(WILLIAMSTOWN, Mass.) – Haitian band Lakou Mizik performs in Chapin Hall at Williams College on Wednesday, April 19 at 8 pm. The concert is free and open to the public. Lakou Mizik is a multigenerational collective of Haitian musicians formed in the aftermath of the devastating 2010 earthquake. The group includes elder legends and rising young talents, united in a mission to honor the healing spirit of their collective culture and communicate a message of pride, strength, and hope to their countrymen and to the world.
The nine members of Lakou Mizik range in age from late sixties to early twenties and come from across Haiti’s musical, social, religious, and geographic spectrum. Emerging from one of the darkest periods in the history of a country with many dark periods, Lakou Mizik presents a feeling of joy, hope, solidarity and pride that they hope will serve as a beacon for a positive future in Haiti.
Music is at the core of Haiti’s sense of identity, and musicians have always played an important role in society, both in documenting the country’s history and helping to shape its path forward. Today, a young generation of artists is keeping this tradition alive, narrating the world they live in through music that is made in their neighborhoods, villages, and post-earthquake camps. Lakou Mizik brings together these musical generations in celebration of the cultural continuum while using Haiti’s deep well of creative strength to shine a positive light on this tragically misrepresented country.
The idea for the band was hatched in 2010 on a hot November night in Port-au-Prince. Haiti was still reeling from the earthquake, a cholera epidemic was raging and a political crisis filled the streets with enough tire burning ferocity to close the international airport. Steeve Valcourt, a guitarist and singer whose father is one of the country’s iconic musicians, singer Jonas Attis and American producer Zach Niles met in Valcourt’s muggy basement studio and agreed that Haiti’s music and culture could serve as an antidote to the flood of negativity.
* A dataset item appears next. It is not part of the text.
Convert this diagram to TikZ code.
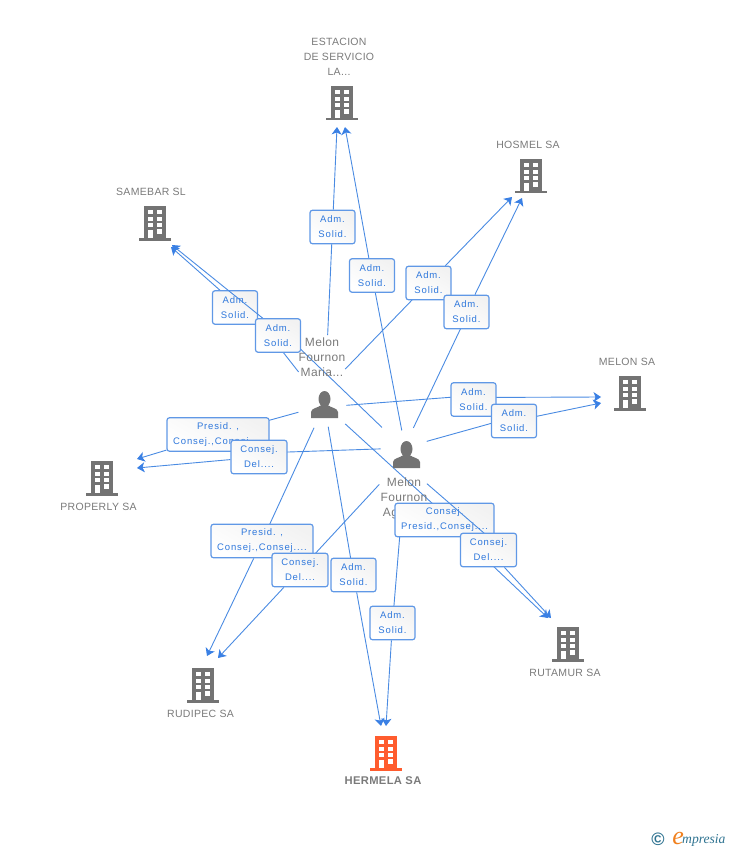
\documentclass[tikz,border=0pt]{standalone}
\usepackage{fontspec}
\setmainfont{Liberation Sans}
\newfontfamily\boxfont[LetterSpace=9]{Liberation Sans}
\newfontfamily\tagfont[LetterSpace=3]{Liberation Sans}
\newfontfamily\logofont{Liberation Serif}
\usetikzlibrary{arrows.meta}
\pgfdeclarelayer{background}
\pgfdeclarelayer{top}
\pgfsetlayers{background,main,top}
\definecolor{linkblue}{HTML}{4A8BE2}
\definecolor{tipblue}{HTML}{3A80E4}
\definecolor{boxline}{HTML}{6098E6}
\definecolor{boxtext}{HTML}{2F78DC}
\definecolor{iconcol}{HTML}{737373}
\definecolor{redcol}{HTML}{FF5C2E}
\definecolor{tagcol}{HTML}{7A7A7A}
\definecolor{logoteal}{HTML}{2F7391}
\definecolor{logoorg}{HTML}{F0801E}
\tikzset{
  link/.style={draw=linkblue, line width=0.9pt},
  linkto/.style={link, -{Stealth[length=7.5pt,width=10pt,inset=2pt,color=tipblue]}},
  tag/.style={align=center, inner sep=0pt, text=tagcol, font=\tagfont\fontsize{10.5}{15}\selectfont},
  pertag/.style={align=center, inner sep=0pt, text=tagcol, font=\tagfont\fontsize{12}{15}\selectfont},
  rolebox/.style={draw=boxline, line width=1.2pt, rounded corners=2.5pt, align=center,
    top color=black!5, bottom color=white, shading angle=-30, inner sep=0pt,
    minimum width=45pt, minimum height=33.5pt, text=boxtext,
    execute at begin node={\rule{0pt}{12pt}},
    font=\boxfont\fontsize{9.5}{15}\selectfont},
  bldg/.pic={
    \fill[pic actions] (-11,-17) rectangle (11,15);
    \fill[pic actions] (-16,15) rectangle (16,17.5);
    \foreach \wy in {-13,-6,0} {
      \fill[white] (-7,\wy) rectangle (-2.5,{\wy+4});
      \fill[white] (2,\wy) rectangle (7,{\wy+4});
    }
    \fill[white] (-7,7) rectangle (-2.5,15);
    \fill[white] (2,6) rectangle (7,11);
  },
  person/.pic={
    \fill[iconcol] (0,-6) ellipse (6 and 8);
    \fill[iconcol] (-13.5,13) -- (-13.5,7) .. controls (-13,3) and (-7,3) .. (-3,0)
      -- (3,0) .. controls (7,3) and (13,3) .. (13.5,7) -- (13.5,13) -- cycle;
  }
}
\begin{document}
\begin{tikzpicture}[x=1pt,y=-1pt]
\useasboundingbox (0,0) rectangle (728,850);
% people
\pic at (324.5,405) {person};
\pic at (406.5,455) {person};
\node[inner sep=0pt, minimum size=27pt] (perM) at (324.5,405) {};
\node[inner sep=0pt, minimum size=27pt] (perA) at (406.5,455) {};
\node[pertag] (tagM) at (322,357) {Melon\\Fournon\\Maria...};
\node[pertag] (tagA) at (404,498) {Melon\\Fournon\\Agustin};
% companies
\pic[fill=iconcol] at (342,103) {bldg};
\pic[fill=iconcol] at (531,176) {bldg};
\pic[fill=iconcol] at (155,223) {bldg};
\pic[fill=iconcol] at (630,393) {bldg};
\pic[fill=iconcol] at (102,478) {bldg};
\pic[fill=iconcol] at (568,644) {bldg};
\pic[fill=iconcol] at (203,685) {bldg};
\pic[fill=redcol] at (386,753) {bldg};
\node[tag] (estacion) at (339,57) {ESTACION\\DE SERVICIO\\LA...};
\node[tag] (hosmel) at (528,145) {HOSMEL SA};
\node[tag] (samebar) at (151,192) {SAMEBAR SL};
\node[tag] (melon) at (627,362) {MELON SA};
\node[tag] (properly) at (98.5,507) {PROPERLY SA};
\node[tag] (rutamur) at (565,673) {RUTAMUR SA};
\node[tag] (rudipec) at (200.5,714) {RUDIPEC SA};
\node[tag, font=\tagfont\bfseries\fontsize{11.2}{15}\selectfont] (hermela) at (383,781) {HERMELA SA};
% arrow ends
\coordinate (tipEst1) at (337,127);
\coordinate (tipEst2) at (345,127);
\coordinate (tipHos1) at (512,197);
\coordinate (tipHos2) at (522,198);
\coordinate (tipSam1) at (171,247);
\coordinate (tipSam2) at (172,245);
\coordinate (tipMel1) at (601,397);
\coordinate (tipMel2) at (601,403);
\coordinate (tipPro1) at (137,459);
\coordinate (tipPro2) at (137,468);
\coordinate (tipRut1) at (548,618);
\coordinate (tipRut2) at (551,618);
\coordinate (tipRud1) at (207,656);
\coordinate (tipRud2) at (218,658);
\coordinate (tipHer1) at (381,726);
\coordinate (tipHer2) at (386,726);
% role boxes
\node[rolebox] (r1) at (332.5,227) {Adm.\\Solid.};
\node[rolebox] (r2) at (372,275.5) {Adm.\\Solid.};
\node[rolebox] (r3) at (428.5,283) {Adm.\\Solid.};
\node[rolebox] (r4) at (466.5,312) {Adm.\\Solid.};
\node[rolebox] (r5) at (235,307.5) {Adm.\\Solid.};
\node[rolebox] (r7) at (473.5,399.5) {Adm.\\Solid.};
\node[rolebox] (r8) at (514,421) {Adm.\\Solid.};
\node[rolebox, minimum width=102pt] (r9) at (218,434.5) {Presid. ,\\Consej.,Consej....};
\node[rolebox, minimum width=56pt] (r10) at (259,457) {Consej.\\Del....};
\node[rolebox, minimum width=102pt] (r11) at (262,541) {Presid. ,\\Consej.,Consej....};
\node[rolebox, minimum width=56pt] (r12) at (300,570) {Consej.\\Del....};
\node[rolebox] (r13) at (353.5,575) {Adm.\\Solid.};
\node[rolebox] (r14) at (392.5,623) {Adm.\\Solid.};
\node[rolebox, minimum width=99pt] (r15) at (444.5,520) {Consej.\\Presid.,Consej....};
\begin{pgfonlayer}{top}
\node[rolebox] (r6) at (278,335.5) {Adm.\\Solid.};
\node[rolebox, minimum width=56pt] (r16) at (488.5,550) {Consej.\\Del....};
\end{pgfonlayer}
% connectors
\begin{pgfonlayer}{background}
\draw[link, shorten <=70pt] (perM.center) -- (r1.center);
\draw[linkto] (r1) -- (tipEst1);
\draw[link, shorten <=25pt] (perA.center) -- (r2.center);
\draw[linkto] (r2) -- (tipEst2);
\draw[link, shorten <=50pt] ([xshift=-14pt]perM.center) -- (r3.center);
\draw[linkto] (r3) -- (tipHos1);
\draw[link, shorten <=30pt] ([xshift=-6pt]perA.center) -- ([xshift=2pt]r4.center);
\draw[linkto] (r4) -- (tipHos2);
\draw[link, shorten <=42pt] (perM.center) -- ([xshift=13pt]r5.center);
\draw[linkto] ([yshift=4pt]r5.center) -- (tipSam1);
\draw[link, shorten <=34pt] ([yshift=4pt]perA.center) -- ([yshift=8pt]r6.center);
\draw[link, shorten <=22pt] ([yshift=-2pt]perM.center) -- ([yshift=4pt]r7.center);
\draw[linkto] ([yshift=2pt]r7.center) -- (tipMel1);
\draw[link, shorten <=21pt] ([yshift=8pt]perA.center) -- ([yshift=4pt]r8.center);
\draw[linkto] (r8) -- (tipMel2);
\draw[link, shorten <=27pt] (perM.center) -- (r9.center);
\draw[linkto] (r9) -- (tipPro1);
\draw[link, shorten <=26pt] ([yshift=7pt]perA.center) -- ([yshift=4pt]r10.center);
\draw[linkto] (r10) -- (tipPro2);
\draw[link, shorten <=25pt] (perM.center) -- (r11.center);
\draw[linkto] (r11) -- (tipRud1);
\draw[link, shorten <=40pt] (perA.center) -- (r12.center);
\draw[linkto] (r12) -- (tipRud2);
\draw[link, shorten <=22pt] (perM.center) -- (r13.center);
\draw[linkto] (r13) -- (tipHer1);
\draw[link, shorten <=60pt] (perA.center) -- (r14.center);
\draw[linkto] (r14) -- (tipHer2);
\draw[link, shorten <=28pt] (perM.center) -- ([xshift=6pt]r15.center);
\draw[linkto] (r15) -- (tipRut1);
\draw[linkto] (r16) -- (tipRut2);
\end{pgfonlayer}
% these two run over the boxes drawn before them
\draw[linkto] ([yshift=5pt]r6.center) -- (tipSam2);
\draw[link, shorten <=27pt] ([yshift=-11pt]perA.center) -- ([yshift=13pt]r16.center);
% logo
\node[inner sep=0pt, text=logoteal, font=\bfseries\fontsize{18}{18}\selectfont] (logoC) at (658,839) {\textcopyright};
\node[inner sep=0pt, anchor=base west, text=logoteal, font=\logofont\itshape\fontsize{13.6}{13.6}\selectfont] (logoT) at (682,843.5) {mpresia};
\node[inner sep=0pt, anchor=base east, text=logoorg, font=\logofont\itshape\fontsize{26}{26}\selectfont] (logoE) at (684,844) {e};
\end{tikzpicture}
\end{document}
Niles, who ten years previously was part of the documentary film and management team that introduced Sierra Leone’s Refugee All Stars to the world, had traveled to Haiti to explore ways in which music could help play a role in recovery and empowering social change. According to Niles, “I always wanted to use music and story of musicians to create a deeper connection to the country than either the one-note negative press or the falsified hope-and-inspiration NGO stories that get pushed to the public.” Niles, Valcourt and Attis assembled an exceptional lineup, creating their own musical A-Team, a powerhouse collective of singers, rara horn players, drummers, guitarists, and even an accordionist.
Over the next few years, the band honed their electrifying live show, presenting hours long concerts that blended the soulful spirit of a church revival, the social engagement of a political rally and the trance-inducing intoxication of a vodou ritual. Finally, after building a devoted local fan base, the band headed to the Artists Institute in Jacmel, home to a beautiful new recording studio and music school built by the We Are the World Foundation to help develop Haiti’s music industry.
Two veteran music producers joined the group to help producer their debut album: Chris Velan, a Montreal singer-songwriter and producer responsible for producing two albums for Sierra Leone’s Refugee All Stars, and British producer Iestyn Polson, famed for his work with David Gray, David Bowie, Patti Smith, and others.
The resulting album, “Wa Di Yo,” reflects the African, French, Caribbean and American influences that collide in Haiti. The spirit-stirring vodou rhythms and call-and-response vocals are supported by the French café lilt of the accordion. Intricate bass lines and interlocking guitar riffs mesh mesmerizingly with the joyful polyrhythmic hocketing of rara horns. These powerful layers are topped by sing-along melodies with inspiring, socially conscious lyrics. The end result is a soulful stew of deeply danceable grooves that feels strangely familiar yet intensely new — and 100 percent Haitian.
In Haitian Kreyol the word lakou carries multiple meanings. It can mean the backyard, a gathering place where people come to sing and dance, to debate or share a meal. It also means “home” or “where you are from,” which in Haiti is a place filled by the ancestral spirits of all others that were born there. Each branch of the Vodou religion has its own holy place, called a lakou, where practitioners may come together in the shade of a sacred Mapou tree. With “Wa Di Yo,” Lakou Mizik invites listeners to join them in their lakou, to share with them the historical depth, expressive complexity and emotional range of the Haitian people.